Jimmy’s father was genuinely baffled by his son’s enormous success and also, if truth were told, slightly irritated by it. Derek Corby had dealt in the business of money all his life, he understood it, and yet here was his son, who clearly
didn’t
understand it, making sacks of the stuff every day.
‘You’re just jealous, Derek,’ his wife always teased when Jimmy and his dad locked horns. ‘I think you should be delighted. Imagine if he was still pinching money out of my purse like he used to when he was a student.’
There was some truth in what Nora said, but it wasn’t just jealousy. Jimmy’s wealth made his father uneasy. As a bank manager he knew about financial probity. It was the watchword on which his life had been built.
‘The rules of banking are very clear, Jimmy,’ Derek tried to explain when the Corbys were out together on one of their fishing Sundays, which Jimmy sometimes attended right up until the day he met Monica. ‘The amount of money I am able to lend is dependent on the amount of capital I have in my—’

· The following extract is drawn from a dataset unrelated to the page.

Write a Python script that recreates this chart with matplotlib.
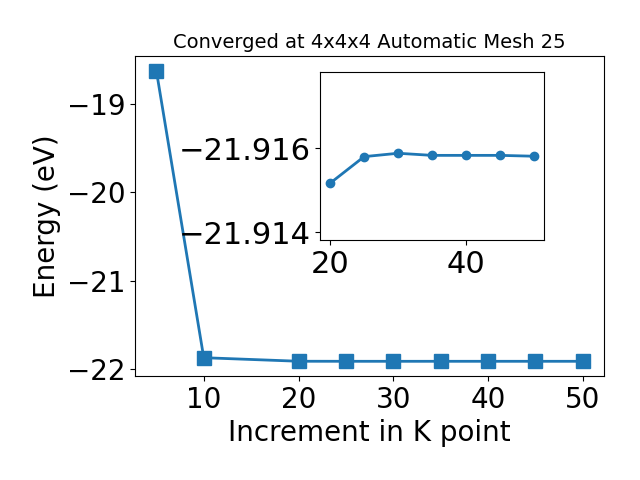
import matplotlib
matplotlib.use("Agg")
import matplotlib.pyplot as plt

# k-point increment vs total energy
kpts = [5, 10, 20, 25, 30, 35, 40, 45, 50]
energia = [-18.62, -21.875, -21.9152, -21.9158, -21.9159, -21.9158, -21.9158, -21.9158, -21.9158]

# zoom nos pontos convergidos
kpts_zoom = [20, 25, 30, 35, 40, 45, 50]
energia_zoom = [-21.91517, -21.91580, -21.91588, -21.91583, -21.91583, -21.91583, -21.91581]

fig = plt.figure(figsize=(6.4, 4.8), dpi=100)
ax = fig.add_axes([0.211, 0.217, 0.733, 0.666])
ax.plot(kpts, energia, marker='s', markersize=10, linewidth=2)
ax.set_title("Converged at 4x4x4 Automatic Mesh 25", fontsize=14)
ax.set_xlabel("Increment in K point", fontsize=20)
ax.set_ylabel("Energy (eV)", fontsize=20)
ax.tick_params(labelsize=20)
ax.set_yticks([-22, -21, -20, -19])

ins = fig.add_axes([0.5, 0.5, 0.35, 0.35])
ins.plot(kpts_zoom, energia_zoom, marker='o', markersize=6, linewidth=2)
ins.set_ylim(-21.91382, -21.91781)
ins.set_yticks([-21.916, -21.914])
ins.set_xticks([20, 40])
ins.ticklabel_format(axis='y', useOffset=False)
ins.tick_params(labelsize=22)

plt.savefig("out.png", dpi=100)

‘Yeah, right, Dad, for sure,’ Jimmy interrupted. ‘Can we start the picnic yet, Mum?’
‘Don’t be ridiculous,’ Nora replied. ‘Not until we’ve caught at least one fish.’
‘What is more,’ Derek pressed on, ‘and you need to hear this, Jim, the security on which I lend that money must be sufficient to cover the debt, should the borrower default.’
‘Stop sniffing, Jimmy,’ Nora scolded, handing her son a loo roll from the basket. ‘You never stop sniffing these days. Are you looking after yourself? You seem to have a constant cold.’
‘I’m fine, Mum,’ Jimmy replied, rubbing his nose, a nose which his mother would have been shocked to hear was currently costing Jimmy almost as much a week to cater for as her husband earned at the bank.
‘And I always,
always
remember,’ Derek continued, so used to having his lectures ignored that he no longer seemed to notice, ‘that the money I lend is not mine. It’s not even the bank’s. It belongs to the
savers
.’
‘Got one!’ Nora exclaimed, pulling a minnow from the water.